Совсем не таков был Адорно. Правда, и он хотел быть объектом чествования и почитания, но прежде всего как интеллектуальный и научный авторитет. И ему нравилось иметь свиту. Но никто не должен был слепо следовать за ним, напротив, предполагалось критическое восхищение его критическим мышлением. Почитание Канетти подчас переходило в обожествление. Адорно не был заинтересован в чем-то подобном. Его стихией было не сакральное, а стремление распустить павлиний хвост, чего он вообще не скрывал. Его участие в «Литературном кафе» стало демонстрацией самодовольства. Тщеславие Адорно напоминало тщеславие певца или актера: его целью было не немое поклонение, а восторженные аплодисменты. Как велико бы ни казалось его желание нравиться, в нем скрывалось нечто обезоруживающее, нечто делавшее его тщеславие более понятным и симпатичным, чем у Канетти, — беспомощность. В его потребности в согласии, в постоянном стремлении к похвале скрывалось нечто трогательное, нечто детское.
Вскоре после записи нашего «Литературного кафе» Адорно спросил, не найду ли я возможности почитать его последнюю книгу. Я сказал, и это было чистой правдой, что у меня, к сожалению, нет такой возможности. Адорно был явно разочарован, а я жалею и до сих пор, что не сказал ему: его книга — несравненный шедевр. Кто знает, удалось ли бы Адорно без этого детского тщеславия создать то, что он создал?
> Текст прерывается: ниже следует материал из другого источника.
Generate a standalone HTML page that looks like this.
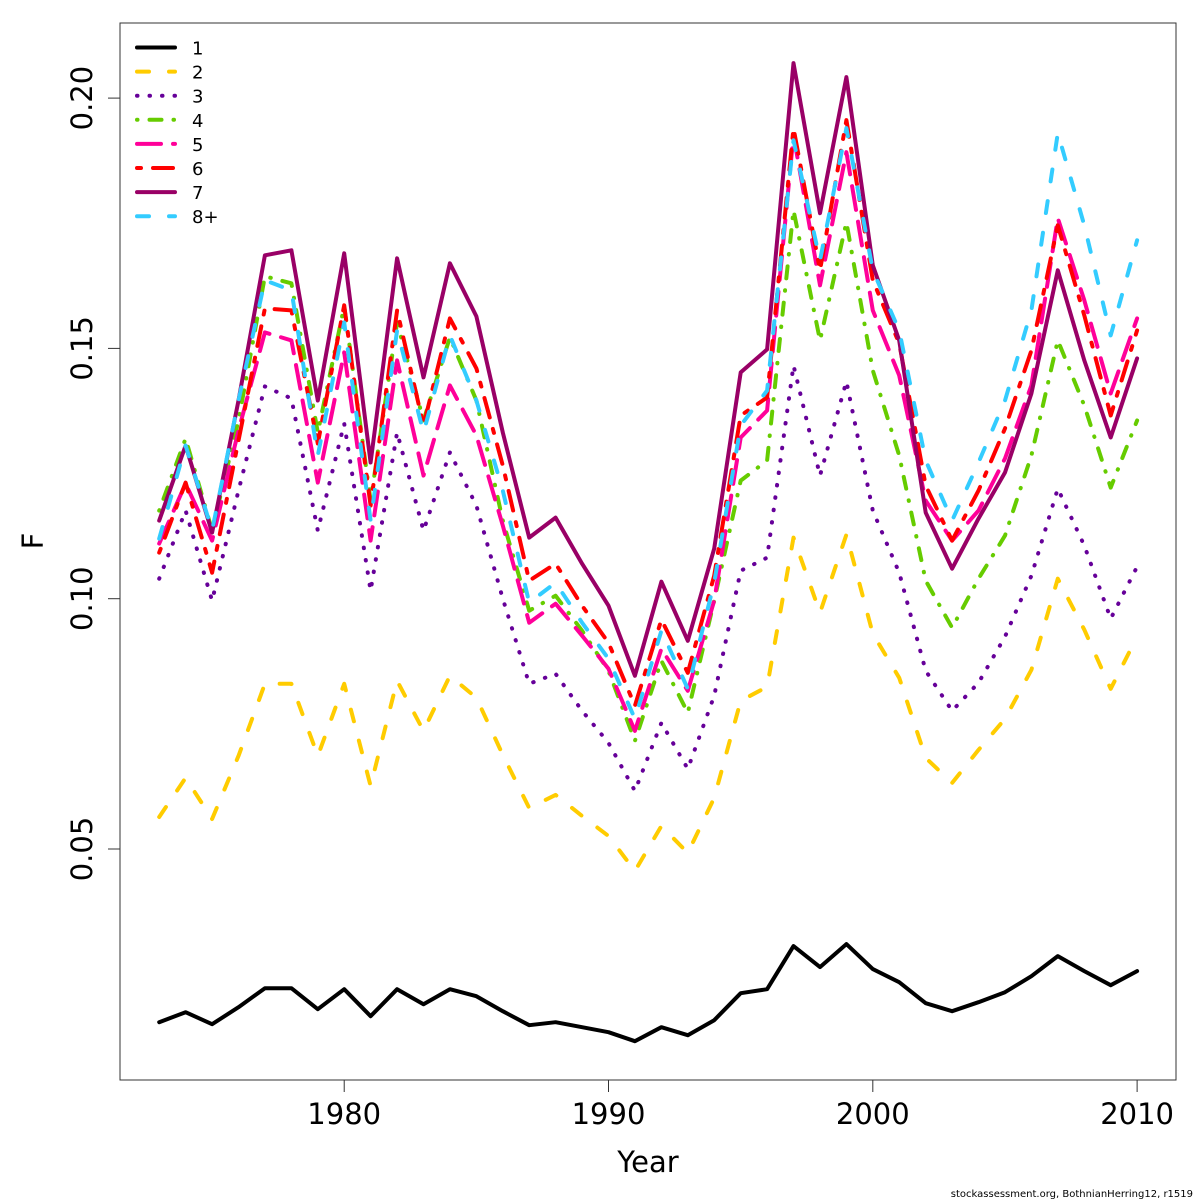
<!DOCTYPE html>
<html><head><meta charset="utf-8"><style>
body{margin:0;background:#fff}
svg{display:block;font-family:"DejaVu Sans","Liberation Sans",sans-serif}
</style></head><body>
<svg id="chart" width="1200" height="1200" viewBox="0 0 1200 1200">
<rect x="0" y="0" width="1200" height="1200" fill="#fff"/>
<g id="plot"></g>
<rect x="120" y="23" width="1056" height="1057" fill="none" stroke="#333" stroke-width="1"/>
<g id="axes"></g>
<g id="legend"></g>
<text x="648" y="1172" font-size="29" text-anchor="middle">Year</text>
<text transform="translate(43,541) rotate(-90)" font-size="29" text-anchor="middle">F</text>
<text x="1193" y="1197" font-size="10" text-anchor="end">stockassessment.org, BothnianHerring12, r1519</text>
</svg>
<script>
const years=[1973,1974,1975,1976,1977,1978,1979,1980,1981,1982,1983,1984,1985,1986,1987,1988,1989,1990,1991,1992,1993,1994,1995,1996,1997,1998,1999,2000,2001,2002,2003,2004,2005,2006,2007,2008,2009,2010];
const seriesNames=["1","2","3","4","5","6","7","8+"];
const s1=[0.0154,0.0174,0.0150,0.0184,0.0222,0.0222,0.0180,0.0220,0.0166,0.0220,0.0190,0.0220,0.0206,0.0176,0.0148,0.0154,0.0144,0.0134,0.0116,0.0144,0.0128,0.0158,0.0212,0.0220,0.0306,0.0264,0.0310,0.0260,0.0234,0.0192,0.0176,0.0194,0.0214,0.0246,0.0286,0.0256,0.0228,0.0256];
const s2=[0.0564,0.0642,0.056,0.0686,0.083,0.083,0.0686,0.083,0.0626,0.0836,0.0736,0.0846,0.0802,0.0688,0.0582,0.0608,0.0566,0.0526,0.0456,0.0546,0.0492,0.0602,0.0796,0.0824,0.1122,0.0972,0.1128,0.093,0.0842,0.0682,0.0632,0.0698,0.076,0.0858,0.104,0.0938,0.082,0.0924];
const s3=[0.104,0.1176,0.0996,0.1216,0.1424,0.14,0.1136,0.135,0.1016,0.1332,0.1136,0.1292,0.1186,0.1,0.083,0.085,0.0776,0.0712,0.0616,0.0752,0.066,0.0806,0.1056,0.1082,0.1466,0.1246,0.1434,0.1176,0.1052,0.0856,0.0776,0.0832,0.0924,0.1046,0.122,0.1106,0.096,0.1064];
const s4=[0.1176,0.132,0.1136,0.1356,0.1644,0.163,0.1332,0.1584,0.1196,0.1552,0.1356,0.1522,0.1396,0.1156,0.0976,0.1006,0.0936,0.0856,0.0716,0.0876,0.0772,0.0996,0.1236,0.1276,0.1776,0.1516,0.1752,0.1456,0.1286,0.1036,0.0942,0.104,0.1126,0.1286,0.1516,0.1386,0.1222,0.1356];
const s5=[0.111,0.123,0.1116,0.1336,0.1532,0.1516,0.1232,0.1492,0.1116,0.1476,0.1246,0.1426,0.1326,0.1146,0.0952,0.099,0.0926,0.086,0.0736,0.09,0.0816,0.0996,0.1322,0.1376,0.1926,0.1626,0.1892,0.1576,0.1446,0.1196,0.1116,0.1176,0.128,0.1426,0.176,0.1596,0.141,0.156];
const s6=[0.1092,0.1232,0.1052,0.1316,0.158,0.1576,0.131,0.1586,0.1186,0.1576,0.1346,0.156,0.146,0.1266,0.1036,0.107,0.0986,0.0912,0.0786,0.0958,0.0852,0.1046,0.1366,0.1402,0.194,0.1656,0.1956,0.1636,0.151,0.1226,0.1116,0.1216,0.134,0.1496,0.1746,0.1566,0.1366,0.1536];
const s7=[0.1156,0.1306,0.1132,0.1396,0.1686,0.1696,0.1396,0.169,0.1272,0.168,0.1442,0.167,0.1564,0.1332,0.1122,0.1162,0.107,0.0986,0.0846,0.1034,0.0916,0.11,0.1452,0.1498,0.207,0.177,0.2042,0.1666,0.1516,0.1172,0.106,0.116,0.1252,0.141,0.1656,0.1476,0.1322,0.148];
const s8=[0.112,0.1306,0.1136,0.1396,0.1636,0.1616,0.1286,0.1552,0.1156,0.1536,0.1332,0.1526,0.1396,0.1216,0.0992,0.1032,0.0952,0.088,0.076,0.0936,0.082,0.1032,0.1346,0.1416,0.1916,0.1676,0.194,0.1656,0.1536,0.1276,0.1156,0.1272,0.1396,0.1576,0.193,0.1746,0.1526,0.1716];
const xTicks=[1980,1990,2000,2010];
const yTicks=[0.05,0.10,0.15,0.20];
const yTickLabels=["0.05","0.10","0.15","0.20"];

const allSeries=[s1,s2,s3,s4,s5,s6,s7,s8];
const colors=["#000000","#FFCC00","#660099","#66CC00","#FF0099","#FF0000","#990066","#33CCFF"];
const dashes=["","12 20","0.5 12","0.5 12 12 12","24 12","4 12 20 12","","12 20"];
const NS="http://www.w3.org/2000/svg";
function xs(y){return 159.2+(y-1973)*26.43;}
function ys(v){return 849-(v-0.05)*5006;}
function mk(tag,attrs,parent){const e=document.createElementNS(NS,tag);for(const k in attrs)e.setAttribute(k,attrs[k]);parent.appendChild(e);return e;}
const plot=document.getElementById('plot');
allSeries.forEach((s,i)=>{
  const d=s.map((v,j)=>(j?'L':'M')+xs(years[j]).toFixed(1)+','+ys(v).toFixed(1)).join(' ');
  const p=mk('path',{d:d,fill:'none',stroke:colors[i],'stroke-width':4,'stroke-linecap':'round','stroke-linejoin':'round'},plot);
  if(dashes[i])p.setAttribute('stroke-dasharray',dashes[i]);
  
  
});
const axes=document.getElementById('axes');
mk('line',{x1:xs(1980),x2:xs(2010),y1:1080,y2:1080,stroke:'#333'},axes);
xTicks.forEach(t=>{
  mk('line',{x1:xs(t),x2:xs(t),y1:1080,y2:1092,stroke:'#333'},axes);
  const tx=mk('text',{x:xs(t),y:1124,'font-size':29,'text-anchor':'middle'},axes);
  tx.textContent=t;
  
  
});
yTicks.forEach((t,i)=>{
  mk('line',{x1:108,x2:120,y1:ys(t),y2:ys(t),stroke:'#333'},axes);
  const tx=mk('text',{transform:'translate(92,'+ys(t)+') rotate(-90)','font-size':29,'text-anchor':'middle'},axes);
  tx.textContent=yTickLabels[i];
  
  
});
const leg=document.getElementById('legend');
seriesNames.forEach((n,i)=>{
  const y=47.5+i*24.1;
  const g=mk('g',{},leg);
  
  
  const l=mk('line',{x1:137,x2:175,y1:y,y2:y,stroke:colors[i],'stroke-width':4,'stroke-linecap':'round'},g);
  if(dashes[i])l.setAttribute('stroke-dasharray',dashes[i]);
  const t=mk('text',{x:192,y:y+7,'font-size':18},g);
  t.textContent=n;
});
</script>
</body></html>
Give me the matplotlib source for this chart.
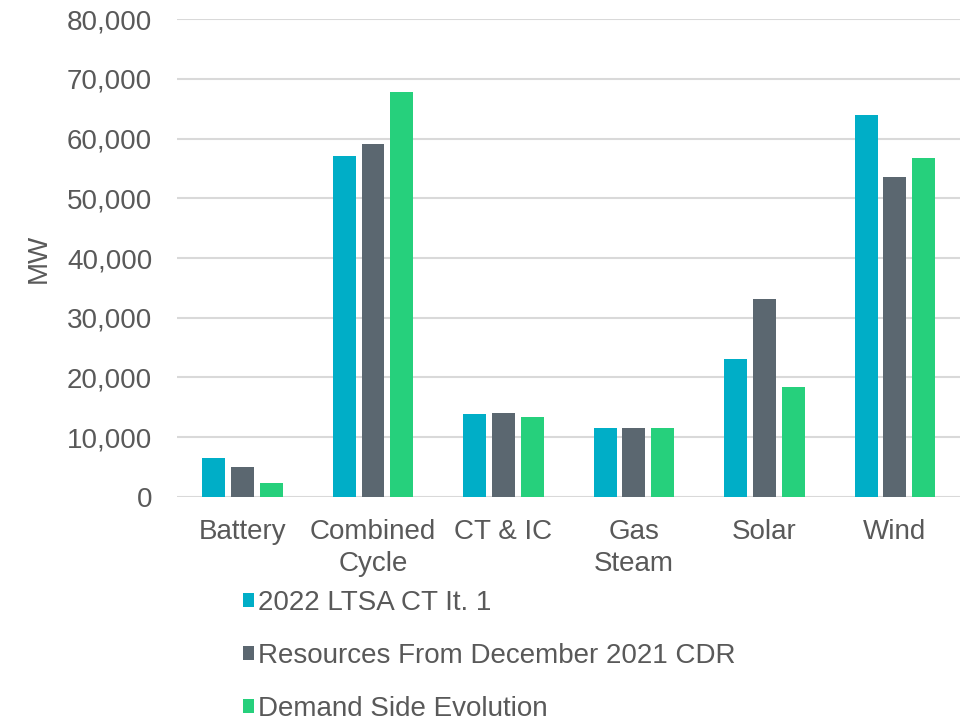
import matplotlib.pyplot as plt
import numpy as np

plt.rcParams['font.family'] = ['Liberation Sans', 'DejaVu Sans']

categories = ['Battery', 'Combined\nCycle', 'CT & IC', 'Gas\nSteam', 'Solar', 'Wind']
series_names = ['2022 LTSA CT It. 1', 'Resources From December 2021 CDR', 'Demand Side Evolution']
ltsa = [6500, 57000, 13900, 11600, 23100, 64000]
cdr = [5000, 59100, 14000, 11600, 33100, 53500]
dse = [2300, 67800, 13400, 11600, 18400, 56700]
colors = ['#00AEC7', '#5B6770', '#26D07C']
yticks = [0, 10000, 20000, 30000, 40000, 50000, 60000, 70000, 80000]

txt = '#595959'
fs = 20

fig = plt.figure(figsize=(9.63, 7.23), dpi=100)
ax = fig.add_axes([0.184, 0.3126, 0.813, 0.6611])

x = np.arange(len(categories))
w = 0.175
step = 0.22
for i, (vals, name) in enumerate(zip([ltsa, cdr, dse], series_names)):
    ax.bar(x + (i - 1) * step, vals, width=w, color=colors[i], label=name, zorder=3)

ax.set_xlim(-0.5, len(categories) - 0.5)
ax.set_ylim(0, 80000)
ax.set_yticks(yticks)
ax.set_yticklabels([f'{v:,}' for v in yticks])
ax.set_xticks(x)
ax.set_xticklabels(categories, linespacing=1.28)
ax.yaxis.grid(True, color='#d9d9d9', linewidth=1.5, zorder=0)
ax.set_axisbelow(True)
for s in ax.spines.values():
    s.set_visible(False)
ax.tick_params(axis='both', length=0, labelsize=fs, colors=txt)
ax.tick_params(axis='y', pad=18)
ax.tick_params(axis='x', pad=16)
ax.set_ylabel('MW', fontsize=fs, color=txt, labelpad=11)

fig.legend(loc='upper left', bbox_to_anchor=(0.252, 0.184), frameon=False,
           fontsize=fs, labelcolor=txt, handlelength=0.4, handleheight=0.4,
           handletextpad=0.15, labelspacing=0.98, borderaxespad=0, borderpad=0)

fig.savefig('out.png', dpi=100)
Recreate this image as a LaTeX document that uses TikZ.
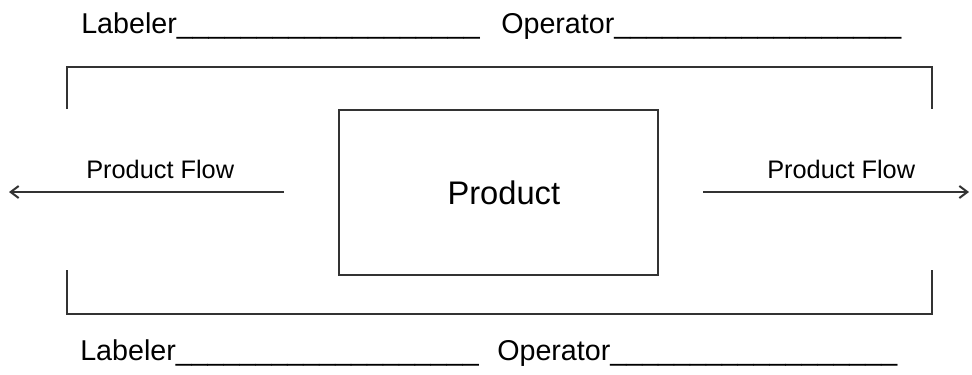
\documentclass[tikz,border=0pt]{standalone}
\usepackage{fontspec}
\setmainfont{Liberation Sans}
\usetikzlibrary{arrows.meta}

\newcommand{\blanks}[1]{\foreach \i in {1,...,#1}{\_}}

\begin{document}
\begin{tikzpicture}[x=0.75pt,y=-0.75pt,>={Straight Barb[length=6pt,width=9pt]},
  edge/.style={line width=1.5pt,black!80},
  sign/.style={inner sep=0pt,anchor=base west,font=\fontsize{21.5}{24}\selectfont},
  flowtext/.style={inner sep=0pt,anchor=base west,font=\fontsize{19}{22}\selectfont}]
\useasboundingbox (0,0) rectangle (972,375);

% sign-off lines
\node[sign] (labtop) at (81,33) {Labeler\blanks{19}};
\node[sign] (optop) at (501,33) {Operator\blanks{18}};
\node[sign] (labbot) at (80,360) {Labeler\blanks{19}};
\node[sign] (opbot) at (497,360) {Operator\blanks{18}};

% brackets
\draw[edge] (67,109) -- (67,67) -- (932,67) -- (932,109);
\draw[edge] (67,270) -- (67,314) -- (932,314) -- (932,270);

\node[draw,edge,minimum width=239.25pt,minimum height=123.75pt,inner sep=0pt,
  font=\fontsize{24.5}{28}\selectfont,text=black] (product) at (498.5,192.5) {\hspace{8pt}Product};

% flow arrows
\coordinate (lstart) at (284,192);
\coordinate (lend) at (9,192);
\coordinate (rstart) at (703,192);
\coordinate (rend) at (969,192);
\draw[edge,->] (lstart) -- (lend);
\draw[edge,->] (rstart) -- (rend);
\node[flowtext] (lflow) at (86,178) {Product Flow};
\node[flowtext] (rflow) at (767,178) {Product Flow};
\end{tikzpicture}
\end{document}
Может быть, у нас временами находится слишком мало понимания для маленьких слабостей великих мужей. Охотно цитирую две краткие строчки, которыми завершается стихотворение Брехта «К потомкам»: «Подумайте о нас снисходительно». Порой мне кажется, что с этими словами обращаются к нам те, кто внесли большой вклад в литературу.